--- What is being asked ---
For the data below, report only the number of lines containing the string "code".

Entries from a dataset:
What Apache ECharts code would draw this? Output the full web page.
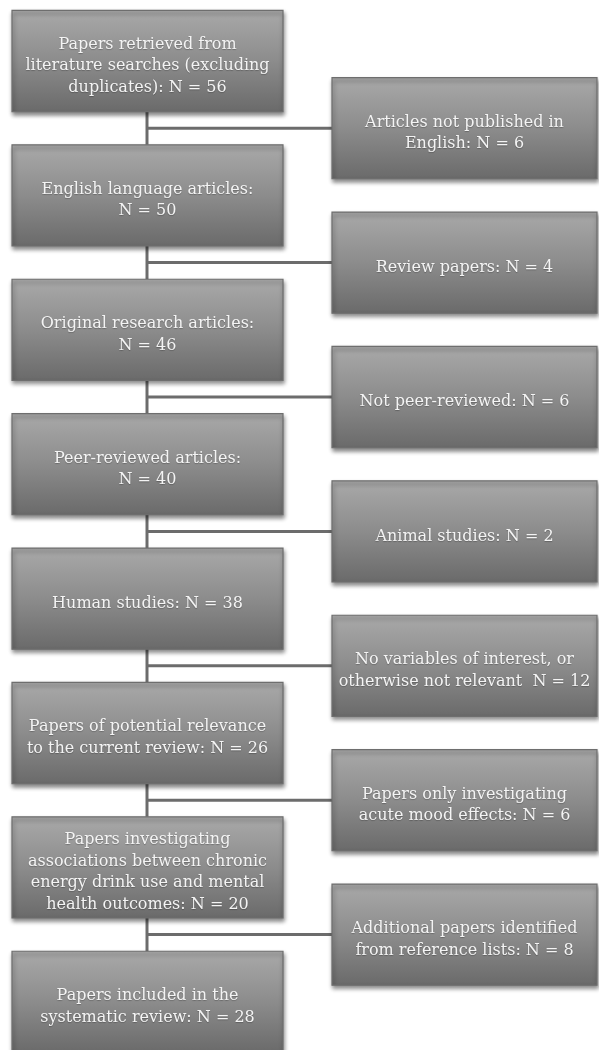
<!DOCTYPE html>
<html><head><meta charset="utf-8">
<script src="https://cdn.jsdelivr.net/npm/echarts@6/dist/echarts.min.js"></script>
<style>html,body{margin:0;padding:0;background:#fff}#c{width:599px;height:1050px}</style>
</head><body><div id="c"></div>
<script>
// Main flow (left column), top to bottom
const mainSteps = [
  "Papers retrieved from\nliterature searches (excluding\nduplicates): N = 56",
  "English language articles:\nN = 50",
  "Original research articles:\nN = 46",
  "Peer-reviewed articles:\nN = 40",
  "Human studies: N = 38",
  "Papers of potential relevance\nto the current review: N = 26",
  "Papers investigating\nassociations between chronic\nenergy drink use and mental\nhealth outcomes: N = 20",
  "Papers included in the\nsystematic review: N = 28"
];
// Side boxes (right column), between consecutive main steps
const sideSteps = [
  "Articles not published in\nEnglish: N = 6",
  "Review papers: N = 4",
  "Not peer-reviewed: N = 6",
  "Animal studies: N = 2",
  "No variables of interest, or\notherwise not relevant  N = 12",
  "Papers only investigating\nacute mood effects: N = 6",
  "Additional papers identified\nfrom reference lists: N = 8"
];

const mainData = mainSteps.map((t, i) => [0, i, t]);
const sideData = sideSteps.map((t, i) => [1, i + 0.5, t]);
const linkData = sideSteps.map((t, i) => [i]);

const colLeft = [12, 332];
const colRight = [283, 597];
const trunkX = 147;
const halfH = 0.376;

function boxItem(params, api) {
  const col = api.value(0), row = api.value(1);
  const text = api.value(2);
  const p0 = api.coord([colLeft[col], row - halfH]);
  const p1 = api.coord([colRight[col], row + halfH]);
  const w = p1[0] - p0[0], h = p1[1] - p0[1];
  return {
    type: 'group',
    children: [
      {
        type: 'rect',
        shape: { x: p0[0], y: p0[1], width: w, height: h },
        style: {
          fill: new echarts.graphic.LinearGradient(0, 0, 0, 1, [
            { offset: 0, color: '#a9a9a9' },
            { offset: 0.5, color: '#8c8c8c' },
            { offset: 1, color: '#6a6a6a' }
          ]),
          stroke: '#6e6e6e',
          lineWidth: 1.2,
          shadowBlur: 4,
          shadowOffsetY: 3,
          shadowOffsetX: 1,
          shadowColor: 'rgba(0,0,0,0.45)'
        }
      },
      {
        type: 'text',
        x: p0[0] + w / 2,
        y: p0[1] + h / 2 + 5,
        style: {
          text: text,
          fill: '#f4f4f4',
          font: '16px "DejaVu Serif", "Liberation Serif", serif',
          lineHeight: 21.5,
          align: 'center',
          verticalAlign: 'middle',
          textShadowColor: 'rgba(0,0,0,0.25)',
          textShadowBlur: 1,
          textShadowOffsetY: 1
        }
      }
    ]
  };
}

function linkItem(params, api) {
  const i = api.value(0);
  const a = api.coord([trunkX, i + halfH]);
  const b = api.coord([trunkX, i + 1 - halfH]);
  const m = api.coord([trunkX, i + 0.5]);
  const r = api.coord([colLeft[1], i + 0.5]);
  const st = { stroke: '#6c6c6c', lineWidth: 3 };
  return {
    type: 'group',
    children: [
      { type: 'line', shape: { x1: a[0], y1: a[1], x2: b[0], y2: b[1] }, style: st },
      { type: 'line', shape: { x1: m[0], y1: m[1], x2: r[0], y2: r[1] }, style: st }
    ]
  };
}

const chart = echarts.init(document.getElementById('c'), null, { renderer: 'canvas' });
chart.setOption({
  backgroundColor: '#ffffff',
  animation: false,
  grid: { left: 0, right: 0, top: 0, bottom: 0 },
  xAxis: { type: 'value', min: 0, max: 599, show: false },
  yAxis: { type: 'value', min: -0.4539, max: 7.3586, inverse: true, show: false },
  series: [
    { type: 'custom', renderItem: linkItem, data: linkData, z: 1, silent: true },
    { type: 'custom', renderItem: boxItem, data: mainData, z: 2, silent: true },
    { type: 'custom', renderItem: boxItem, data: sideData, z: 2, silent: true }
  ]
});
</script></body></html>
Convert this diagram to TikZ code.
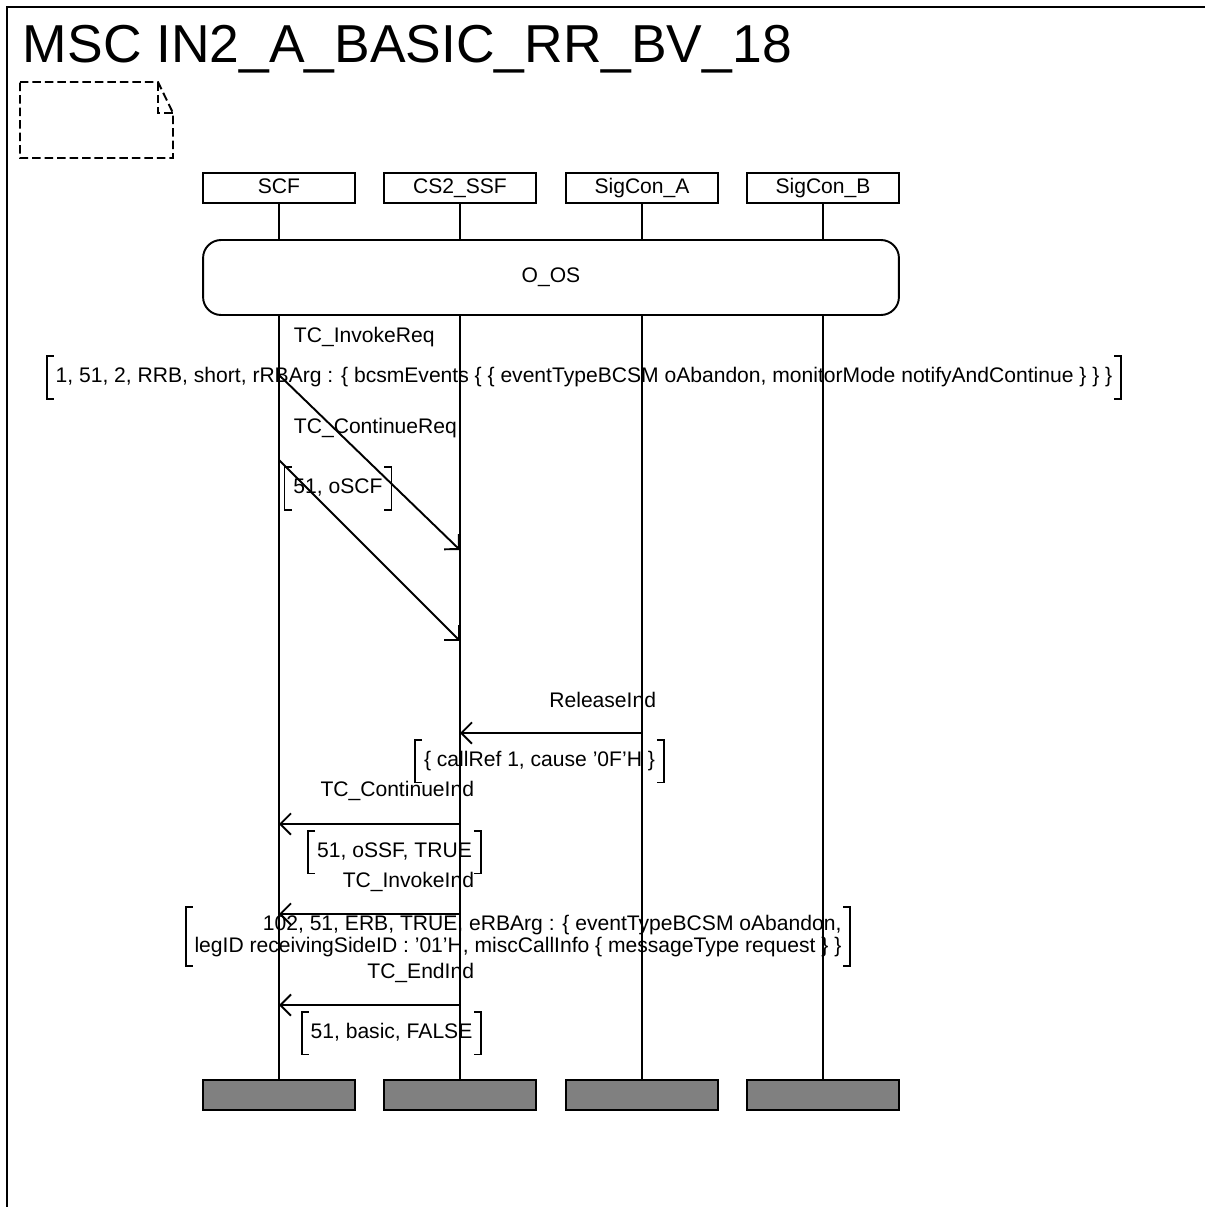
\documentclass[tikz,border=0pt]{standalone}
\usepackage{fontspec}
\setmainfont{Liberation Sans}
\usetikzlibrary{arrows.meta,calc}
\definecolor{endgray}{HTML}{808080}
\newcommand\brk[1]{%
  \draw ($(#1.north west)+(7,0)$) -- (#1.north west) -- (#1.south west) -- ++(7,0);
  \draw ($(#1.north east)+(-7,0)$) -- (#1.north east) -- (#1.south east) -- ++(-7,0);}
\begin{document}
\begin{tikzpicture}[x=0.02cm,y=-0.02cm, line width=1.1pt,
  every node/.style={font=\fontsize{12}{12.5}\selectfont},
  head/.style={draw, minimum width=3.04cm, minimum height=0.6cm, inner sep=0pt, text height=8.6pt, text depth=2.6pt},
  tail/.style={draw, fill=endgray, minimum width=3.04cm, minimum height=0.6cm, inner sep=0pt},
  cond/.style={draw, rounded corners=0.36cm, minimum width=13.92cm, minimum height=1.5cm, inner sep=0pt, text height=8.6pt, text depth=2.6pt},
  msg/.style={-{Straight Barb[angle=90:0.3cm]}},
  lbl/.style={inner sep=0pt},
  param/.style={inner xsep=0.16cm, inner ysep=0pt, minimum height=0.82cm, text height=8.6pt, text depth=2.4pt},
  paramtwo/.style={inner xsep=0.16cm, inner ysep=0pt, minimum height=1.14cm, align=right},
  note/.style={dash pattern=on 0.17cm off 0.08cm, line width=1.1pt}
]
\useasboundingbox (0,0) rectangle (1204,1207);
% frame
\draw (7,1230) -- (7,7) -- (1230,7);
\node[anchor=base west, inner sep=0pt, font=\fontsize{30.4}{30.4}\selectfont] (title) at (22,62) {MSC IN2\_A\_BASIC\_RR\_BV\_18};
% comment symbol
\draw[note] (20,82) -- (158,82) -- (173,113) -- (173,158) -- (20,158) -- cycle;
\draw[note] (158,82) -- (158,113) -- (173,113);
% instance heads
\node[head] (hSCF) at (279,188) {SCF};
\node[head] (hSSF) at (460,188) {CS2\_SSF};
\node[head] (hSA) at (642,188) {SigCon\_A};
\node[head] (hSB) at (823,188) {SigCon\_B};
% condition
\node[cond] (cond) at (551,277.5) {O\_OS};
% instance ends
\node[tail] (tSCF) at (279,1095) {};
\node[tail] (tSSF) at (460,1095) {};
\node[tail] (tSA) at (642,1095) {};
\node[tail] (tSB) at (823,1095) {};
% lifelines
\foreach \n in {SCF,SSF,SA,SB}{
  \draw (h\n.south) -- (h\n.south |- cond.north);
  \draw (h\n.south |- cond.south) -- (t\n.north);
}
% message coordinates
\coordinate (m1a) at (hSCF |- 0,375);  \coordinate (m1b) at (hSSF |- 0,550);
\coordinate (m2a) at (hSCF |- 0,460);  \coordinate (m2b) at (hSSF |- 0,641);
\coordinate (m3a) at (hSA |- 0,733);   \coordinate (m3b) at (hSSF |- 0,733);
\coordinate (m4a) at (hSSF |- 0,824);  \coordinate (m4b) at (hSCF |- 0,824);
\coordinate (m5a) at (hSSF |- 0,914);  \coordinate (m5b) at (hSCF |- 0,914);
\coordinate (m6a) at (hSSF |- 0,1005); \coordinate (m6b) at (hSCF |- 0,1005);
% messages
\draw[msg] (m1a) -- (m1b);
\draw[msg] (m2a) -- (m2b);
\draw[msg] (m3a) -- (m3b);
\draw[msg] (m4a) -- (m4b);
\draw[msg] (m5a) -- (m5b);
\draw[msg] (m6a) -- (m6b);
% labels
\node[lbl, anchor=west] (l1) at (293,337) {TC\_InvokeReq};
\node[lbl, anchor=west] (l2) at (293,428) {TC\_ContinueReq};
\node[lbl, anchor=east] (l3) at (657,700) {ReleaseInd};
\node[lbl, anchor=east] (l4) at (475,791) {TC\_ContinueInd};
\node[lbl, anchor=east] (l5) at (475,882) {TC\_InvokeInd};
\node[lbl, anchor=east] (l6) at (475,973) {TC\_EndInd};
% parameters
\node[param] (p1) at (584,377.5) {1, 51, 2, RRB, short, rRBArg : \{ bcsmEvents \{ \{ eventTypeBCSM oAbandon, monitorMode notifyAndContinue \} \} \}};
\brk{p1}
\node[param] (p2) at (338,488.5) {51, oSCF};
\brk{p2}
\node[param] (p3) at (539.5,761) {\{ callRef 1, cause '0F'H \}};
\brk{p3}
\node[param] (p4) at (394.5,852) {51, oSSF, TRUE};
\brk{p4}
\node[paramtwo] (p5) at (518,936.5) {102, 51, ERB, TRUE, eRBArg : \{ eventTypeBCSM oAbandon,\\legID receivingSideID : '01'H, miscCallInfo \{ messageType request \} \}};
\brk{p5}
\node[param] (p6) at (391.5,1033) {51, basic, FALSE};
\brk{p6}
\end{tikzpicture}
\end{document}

--- Answer for the task ---
2